Critics’ Picks

Violet Dennison, Pipe Re-Route, 2017, pipes, water, soap, dimensions variable.

Violet Dennison, Pipe Re-Route, 2017, pipes, water, soap, dimensions variable.


Violet Dennison

Galerie Jan Kaps
Lindenstraße 20
January 20–April 8, 2017

Bacteria are the scary, invisible monsters of the public sphere. They cover the earth and, even though some do good, many can be harmful.

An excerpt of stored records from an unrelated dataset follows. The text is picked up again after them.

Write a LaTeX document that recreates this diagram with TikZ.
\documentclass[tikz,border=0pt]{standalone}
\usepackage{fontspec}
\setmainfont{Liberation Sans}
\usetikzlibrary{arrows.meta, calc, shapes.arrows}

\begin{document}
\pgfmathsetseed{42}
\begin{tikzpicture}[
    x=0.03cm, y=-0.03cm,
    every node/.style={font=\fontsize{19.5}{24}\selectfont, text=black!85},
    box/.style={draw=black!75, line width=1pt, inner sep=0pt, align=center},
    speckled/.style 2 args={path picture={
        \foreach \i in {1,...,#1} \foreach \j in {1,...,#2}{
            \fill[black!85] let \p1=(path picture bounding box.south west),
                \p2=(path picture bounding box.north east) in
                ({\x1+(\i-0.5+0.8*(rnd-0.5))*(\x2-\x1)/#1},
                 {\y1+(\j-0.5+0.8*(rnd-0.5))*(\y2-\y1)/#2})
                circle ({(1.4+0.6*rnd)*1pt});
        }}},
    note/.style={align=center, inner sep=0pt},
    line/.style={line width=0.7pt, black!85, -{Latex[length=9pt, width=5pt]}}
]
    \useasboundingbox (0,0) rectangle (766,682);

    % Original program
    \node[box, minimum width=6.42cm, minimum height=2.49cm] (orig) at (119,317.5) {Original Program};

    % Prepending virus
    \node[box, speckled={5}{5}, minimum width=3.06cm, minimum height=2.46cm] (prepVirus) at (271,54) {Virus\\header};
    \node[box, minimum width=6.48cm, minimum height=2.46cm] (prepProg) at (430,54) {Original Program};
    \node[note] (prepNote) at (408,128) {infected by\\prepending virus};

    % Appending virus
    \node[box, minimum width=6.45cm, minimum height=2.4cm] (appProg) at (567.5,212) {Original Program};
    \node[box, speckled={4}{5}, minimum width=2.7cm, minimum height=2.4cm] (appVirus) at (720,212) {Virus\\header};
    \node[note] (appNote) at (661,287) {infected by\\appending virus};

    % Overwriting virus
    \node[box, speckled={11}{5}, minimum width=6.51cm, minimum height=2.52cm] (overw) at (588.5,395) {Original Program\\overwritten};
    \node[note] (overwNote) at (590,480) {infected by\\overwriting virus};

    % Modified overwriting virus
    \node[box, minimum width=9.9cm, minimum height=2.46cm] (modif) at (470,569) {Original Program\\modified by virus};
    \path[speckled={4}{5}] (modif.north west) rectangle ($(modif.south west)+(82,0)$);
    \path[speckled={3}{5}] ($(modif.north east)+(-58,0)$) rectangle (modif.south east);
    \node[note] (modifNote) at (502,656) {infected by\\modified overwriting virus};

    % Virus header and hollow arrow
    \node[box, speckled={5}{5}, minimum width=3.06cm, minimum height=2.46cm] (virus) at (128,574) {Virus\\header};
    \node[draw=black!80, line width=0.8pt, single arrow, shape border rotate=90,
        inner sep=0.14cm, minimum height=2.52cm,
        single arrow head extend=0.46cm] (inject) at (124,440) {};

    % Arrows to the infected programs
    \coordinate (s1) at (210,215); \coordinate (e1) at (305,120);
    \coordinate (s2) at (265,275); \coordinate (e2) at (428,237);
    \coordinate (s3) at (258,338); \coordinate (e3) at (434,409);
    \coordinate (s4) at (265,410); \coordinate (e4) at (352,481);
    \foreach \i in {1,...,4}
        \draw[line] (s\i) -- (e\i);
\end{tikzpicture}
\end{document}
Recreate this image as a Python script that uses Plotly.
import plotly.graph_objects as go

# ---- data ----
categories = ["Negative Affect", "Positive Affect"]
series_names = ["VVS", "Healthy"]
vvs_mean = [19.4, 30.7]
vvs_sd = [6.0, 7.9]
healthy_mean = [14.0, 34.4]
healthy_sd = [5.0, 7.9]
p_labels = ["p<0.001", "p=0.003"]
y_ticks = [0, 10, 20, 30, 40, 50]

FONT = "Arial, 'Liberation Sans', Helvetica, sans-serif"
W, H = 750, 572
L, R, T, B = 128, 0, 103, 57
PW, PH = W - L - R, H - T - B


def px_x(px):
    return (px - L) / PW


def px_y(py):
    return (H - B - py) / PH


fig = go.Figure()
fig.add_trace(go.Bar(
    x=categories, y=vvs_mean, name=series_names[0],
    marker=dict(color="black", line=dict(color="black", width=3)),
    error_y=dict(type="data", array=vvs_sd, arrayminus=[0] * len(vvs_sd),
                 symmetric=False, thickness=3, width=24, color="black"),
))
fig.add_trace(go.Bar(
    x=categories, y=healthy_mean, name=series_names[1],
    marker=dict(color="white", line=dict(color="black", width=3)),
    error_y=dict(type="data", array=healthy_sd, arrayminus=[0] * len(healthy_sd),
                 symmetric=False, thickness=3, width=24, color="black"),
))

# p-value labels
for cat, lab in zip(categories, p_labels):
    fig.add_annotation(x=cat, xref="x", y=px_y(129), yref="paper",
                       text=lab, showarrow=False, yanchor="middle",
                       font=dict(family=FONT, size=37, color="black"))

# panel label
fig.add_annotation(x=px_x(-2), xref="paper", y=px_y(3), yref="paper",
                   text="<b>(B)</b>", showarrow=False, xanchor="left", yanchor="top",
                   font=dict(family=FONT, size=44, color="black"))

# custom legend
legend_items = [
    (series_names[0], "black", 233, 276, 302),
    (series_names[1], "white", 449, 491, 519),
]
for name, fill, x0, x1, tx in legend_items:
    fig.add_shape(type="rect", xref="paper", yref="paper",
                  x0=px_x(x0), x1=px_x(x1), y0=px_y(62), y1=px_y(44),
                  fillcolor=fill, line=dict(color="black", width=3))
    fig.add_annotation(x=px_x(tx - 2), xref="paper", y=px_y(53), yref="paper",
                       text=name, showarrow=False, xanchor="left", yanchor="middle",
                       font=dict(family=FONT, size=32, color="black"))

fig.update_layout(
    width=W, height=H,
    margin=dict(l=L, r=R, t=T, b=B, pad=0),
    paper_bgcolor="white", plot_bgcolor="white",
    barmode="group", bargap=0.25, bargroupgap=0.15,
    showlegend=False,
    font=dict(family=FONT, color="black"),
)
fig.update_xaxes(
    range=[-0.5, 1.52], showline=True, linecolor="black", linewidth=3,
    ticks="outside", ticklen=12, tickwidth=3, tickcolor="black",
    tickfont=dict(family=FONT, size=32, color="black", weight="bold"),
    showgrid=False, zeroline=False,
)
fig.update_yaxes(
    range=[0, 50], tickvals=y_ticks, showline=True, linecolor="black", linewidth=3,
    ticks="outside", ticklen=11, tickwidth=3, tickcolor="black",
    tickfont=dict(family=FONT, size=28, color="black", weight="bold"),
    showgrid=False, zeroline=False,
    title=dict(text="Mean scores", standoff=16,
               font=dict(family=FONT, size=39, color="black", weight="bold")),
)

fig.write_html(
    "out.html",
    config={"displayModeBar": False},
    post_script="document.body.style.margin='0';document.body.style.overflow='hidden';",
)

Violet Dennison’s second show at this gallery examines these microorganisms to develop a narrative around the rituals of washing, cleaning, and scrubbing, which can range from healthy body treatments to ecologically damaging routines.

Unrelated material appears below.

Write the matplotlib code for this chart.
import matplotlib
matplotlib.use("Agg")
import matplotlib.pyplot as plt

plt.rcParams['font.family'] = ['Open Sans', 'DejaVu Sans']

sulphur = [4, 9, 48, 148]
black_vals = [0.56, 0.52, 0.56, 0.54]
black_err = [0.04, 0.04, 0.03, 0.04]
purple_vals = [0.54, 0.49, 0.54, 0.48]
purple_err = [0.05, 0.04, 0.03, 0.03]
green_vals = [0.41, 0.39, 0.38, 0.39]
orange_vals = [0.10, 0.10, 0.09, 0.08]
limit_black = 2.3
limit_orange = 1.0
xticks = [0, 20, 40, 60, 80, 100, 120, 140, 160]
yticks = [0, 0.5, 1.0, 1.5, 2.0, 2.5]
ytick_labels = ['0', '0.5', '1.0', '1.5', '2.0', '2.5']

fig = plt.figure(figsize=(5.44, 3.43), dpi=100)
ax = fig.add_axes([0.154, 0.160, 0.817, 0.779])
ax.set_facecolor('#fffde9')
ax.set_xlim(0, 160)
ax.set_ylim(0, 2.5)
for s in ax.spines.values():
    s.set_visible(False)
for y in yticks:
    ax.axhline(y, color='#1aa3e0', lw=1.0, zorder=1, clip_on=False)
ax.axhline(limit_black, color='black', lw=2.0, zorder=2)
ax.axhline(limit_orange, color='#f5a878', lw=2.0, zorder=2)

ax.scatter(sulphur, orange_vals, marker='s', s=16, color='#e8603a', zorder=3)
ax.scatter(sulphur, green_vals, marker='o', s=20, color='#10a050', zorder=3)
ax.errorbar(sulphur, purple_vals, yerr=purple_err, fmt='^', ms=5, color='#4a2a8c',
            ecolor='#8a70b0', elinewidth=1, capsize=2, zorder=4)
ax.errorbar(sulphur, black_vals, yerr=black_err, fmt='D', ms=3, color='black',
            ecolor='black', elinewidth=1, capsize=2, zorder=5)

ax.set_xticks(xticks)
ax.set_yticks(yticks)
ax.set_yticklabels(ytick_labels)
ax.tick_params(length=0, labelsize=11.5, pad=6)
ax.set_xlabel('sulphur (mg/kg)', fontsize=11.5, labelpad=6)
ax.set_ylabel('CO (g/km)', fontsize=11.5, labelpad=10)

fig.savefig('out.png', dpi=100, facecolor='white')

In HIDE Succession (all works cited, 2017), a short video presented on a flat-screen television, the artist walks through a New York subway station following a mass of people. Shooting with a body camera, Dennison moves like a silent specimen through the hectic crowds until, apparently having no destination, she slowly says aloud, “Bacteria is a careless creature it reproduces without consequence.” The floor installation Pipe Re-Route extends the drainpipe from the gallery’s sink into the exhibition space, where it suddenly leaks soapy, dirty water onto the floor after anyone washes her hands. “Rub and rub,” comments writer Mark von Schlegell in the press release. “You’ll never wash your hands of the public chaff, straw, splinters of wood, weeds, and sea-gluten, scum, cum, scales from shining rocks.”

The show extends into a second gallery space, on the opposite side of the street, where the artist presents the wall work Transcend, a fragile installation made from found bent-aluminum piping and eel grass, the latter collected in New Bedford, Massachusetts, and from the Lido in Venice. Contaminated with toxic waste, the shimmering black sea-grass-clad metal is turned into wall-mounted flotsam. Beautiful and uncanny, her works point to ecosystems beyond the surface of the sea or wall-hidden plumbing and toward the unseen.